WRITTEN PROBLEM -
Your task is to reproduce, verbatim and without pictures, the lines from the opening of the listing through the line containing "const x = d3.scaleLinear().domain([0, 109]).range([axisX, 558]);".

INFORMATION SUPPLIED -
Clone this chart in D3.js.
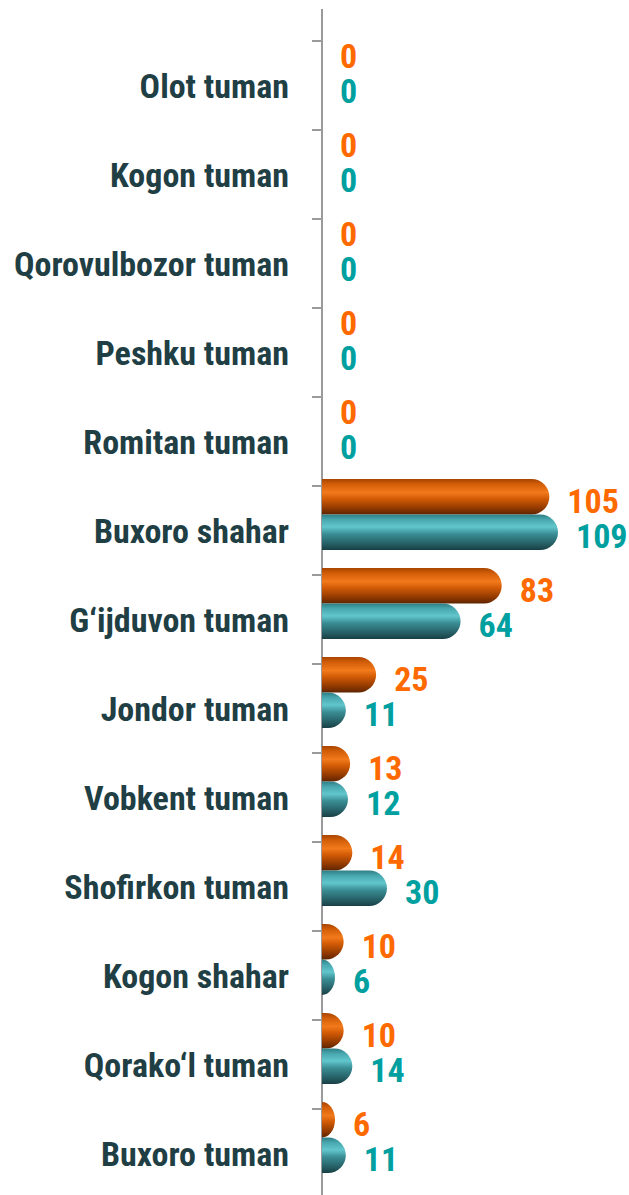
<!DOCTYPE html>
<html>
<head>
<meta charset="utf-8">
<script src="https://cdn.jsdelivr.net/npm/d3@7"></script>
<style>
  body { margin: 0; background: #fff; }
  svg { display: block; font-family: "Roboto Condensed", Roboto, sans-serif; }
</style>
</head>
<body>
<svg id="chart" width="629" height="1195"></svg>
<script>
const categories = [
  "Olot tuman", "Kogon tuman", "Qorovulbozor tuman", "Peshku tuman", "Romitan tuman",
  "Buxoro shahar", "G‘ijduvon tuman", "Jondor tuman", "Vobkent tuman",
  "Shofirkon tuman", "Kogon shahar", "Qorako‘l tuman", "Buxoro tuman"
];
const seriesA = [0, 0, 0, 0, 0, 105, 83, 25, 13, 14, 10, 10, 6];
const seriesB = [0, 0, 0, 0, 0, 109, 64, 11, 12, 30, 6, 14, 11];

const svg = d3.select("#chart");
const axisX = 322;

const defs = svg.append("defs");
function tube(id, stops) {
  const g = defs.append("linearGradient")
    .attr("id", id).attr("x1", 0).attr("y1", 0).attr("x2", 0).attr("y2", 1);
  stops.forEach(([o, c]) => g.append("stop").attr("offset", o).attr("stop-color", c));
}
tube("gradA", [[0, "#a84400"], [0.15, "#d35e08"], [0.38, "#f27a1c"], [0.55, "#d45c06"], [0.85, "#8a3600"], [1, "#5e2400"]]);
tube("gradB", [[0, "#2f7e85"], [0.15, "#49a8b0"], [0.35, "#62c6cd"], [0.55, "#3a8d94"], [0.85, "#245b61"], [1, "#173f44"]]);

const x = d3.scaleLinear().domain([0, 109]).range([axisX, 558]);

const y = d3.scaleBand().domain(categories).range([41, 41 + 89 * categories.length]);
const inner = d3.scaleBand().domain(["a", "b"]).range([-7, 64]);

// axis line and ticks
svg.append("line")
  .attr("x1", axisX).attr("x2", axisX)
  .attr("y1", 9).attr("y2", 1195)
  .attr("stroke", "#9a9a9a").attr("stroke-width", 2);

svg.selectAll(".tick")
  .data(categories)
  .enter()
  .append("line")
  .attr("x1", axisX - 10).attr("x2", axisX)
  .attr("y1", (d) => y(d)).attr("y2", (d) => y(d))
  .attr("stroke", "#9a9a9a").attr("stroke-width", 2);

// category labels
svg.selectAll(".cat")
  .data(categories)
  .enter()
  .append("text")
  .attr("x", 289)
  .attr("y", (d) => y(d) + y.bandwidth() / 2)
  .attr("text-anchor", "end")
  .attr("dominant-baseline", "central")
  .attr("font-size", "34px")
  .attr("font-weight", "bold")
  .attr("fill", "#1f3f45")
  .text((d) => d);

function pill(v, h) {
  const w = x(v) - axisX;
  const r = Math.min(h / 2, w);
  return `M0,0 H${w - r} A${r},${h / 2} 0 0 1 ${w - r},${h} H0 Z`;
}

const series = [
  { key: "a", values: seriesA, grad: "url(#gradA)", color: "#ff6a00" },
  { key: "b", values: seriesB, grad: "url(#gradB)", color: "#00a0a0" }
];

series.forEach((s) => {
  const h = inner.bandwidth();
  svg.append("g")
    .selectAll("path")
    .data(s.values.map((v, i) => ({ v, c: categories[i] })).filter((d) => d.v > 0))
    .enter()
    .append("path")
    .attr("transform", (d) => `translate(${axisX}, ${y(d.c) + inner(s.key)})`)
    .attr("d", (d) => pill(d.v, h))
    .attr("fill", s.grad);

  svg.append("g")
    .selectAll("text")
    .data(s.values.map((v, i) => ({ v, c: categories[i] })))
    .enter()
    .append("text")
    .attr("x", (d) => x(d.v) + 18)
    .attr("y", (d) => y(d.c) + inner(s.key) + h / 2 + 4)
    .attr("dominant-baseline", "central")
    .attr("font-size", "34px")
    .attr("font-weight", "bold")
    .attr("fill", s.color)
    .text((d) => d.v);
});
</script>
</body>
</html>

REPLY -
Clone this chart in D3.js.
<!DOCTYPE html>
<html>
<head>
<meta charset="utf-8">
<script src="https://cdn.jsdelivr.net/npm/d3@7"></script>
<style>
  body { margin: 0; background: #fff; }
  svg { display: block; font-family: "Roboto Condensed", Roboto, sans-serif; }
</style>
</head>
<body>
<svg id="chart" width="629" height="1195"></svg>
<script>
const categories = [
  "Olot tuman", "Kogon tuman", "Qorovulbozor tuman", "Peshku tuman", "Romitan tuman",
  "Buxoro shahar", "G‘ijduvon tuman", "Jondor tuman", "Vobkent tuman",
  "Shofirkon tuman", "Kogon shahar", "Qorako‘l tuman", "Buxoro tuman"
];
const seriesA = [0, 0, 0, 0, 0, 105, 83, 25, 13, 14, 10, 10, 6];
const seriesB = [0, 0, 0, 0, 0, 109, 64, 11, 12, 30, 6, 14, 11];

const svg = d3.select("#chart");
const axisX = 322;

const defs = svg.append("defs");
function tube(id, stops) {
  const g = defs.append("linearGradient")
    .attr("id", id).attr("x1", 0).attr("y1", 0).attr("x2", 0).attr("y2", 1);
  stops.forEach(([o, c]) => g.append("stop").attr("offset", o).attr("stop-color", c));
}
tube("gradA", [[0, "#a84400"], [0.15, "#d35e08"], [0.38, "#f27a1c"], [0.55, "#d45c06"], [0.85, "#8a3600"], [1, "#5e2400"]]);
tube("gradB", [[0, "#2f7e85"], [0.15, "#49a8b0"], [0.35, "#62c6cd"], [0.55, "#3a8d94"], [0.85, "#245b61"], [1, "#173f44"]]);

const x = d3.scaleLinear().domain([0, 109]).range([axisX, 558]);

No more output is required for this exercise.